The 2026 CEO Separation Wave Has a Hidden Risk
- Debbie Braden
- Jun 8
- 1 min read

Deals are getting bigger. So is the human risk.
In December, Collateral Partners asked a question about the 2026 separation wave — then left it on the floor.
"How much does shorter CEO tenure correlate with execution risk in complex separations, particularly when leadership reorganization accompanies the transaction?"1
Six months later, the conditions they described have only intensified.
Deal count is down 30%. Average deal size has doubled. CEO turnover just hit its highest Q1 total in eight years. And roughly 30% of major separations are being led by executives with less than two years in seat. 2
The financial press tracks all of this. What it doesn't track is what happens inside the organization while the deal is being structured.
Employees form an opinion about new leadership fast. They decide whether to trust the direction, whether to stay, whether to deliver. Those dinner table conversations are the earliest signal anyone has. And no one’s listening.
And the new CEO is making fast moves. Collateral Partners notes that “new CEOs face lower political costs for restructuring. They didn’t build the existing portfolio, so unwinding it doesn’t repudiate their own decisions.”

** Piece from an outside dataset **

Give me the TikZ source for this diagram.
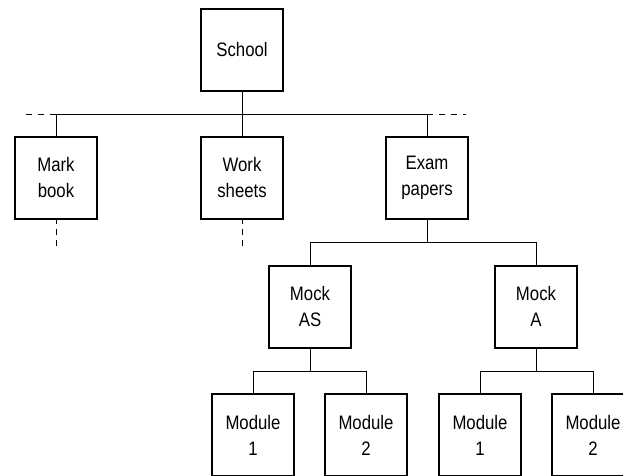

Fast moves from the top. An organization that hasn’t decided whether to trust the person making them. That’s where change fatigue starts—and where trust not yet earned is the hardest thing to build under pressure.
Short-term gains. Long-term cost.
The risk Collateral Partners left hanging isn't priced into the deal. It's priced into what the organization already believes about the leader who just walked in the door—before they’ve even said a word. That’s where execution risk begins.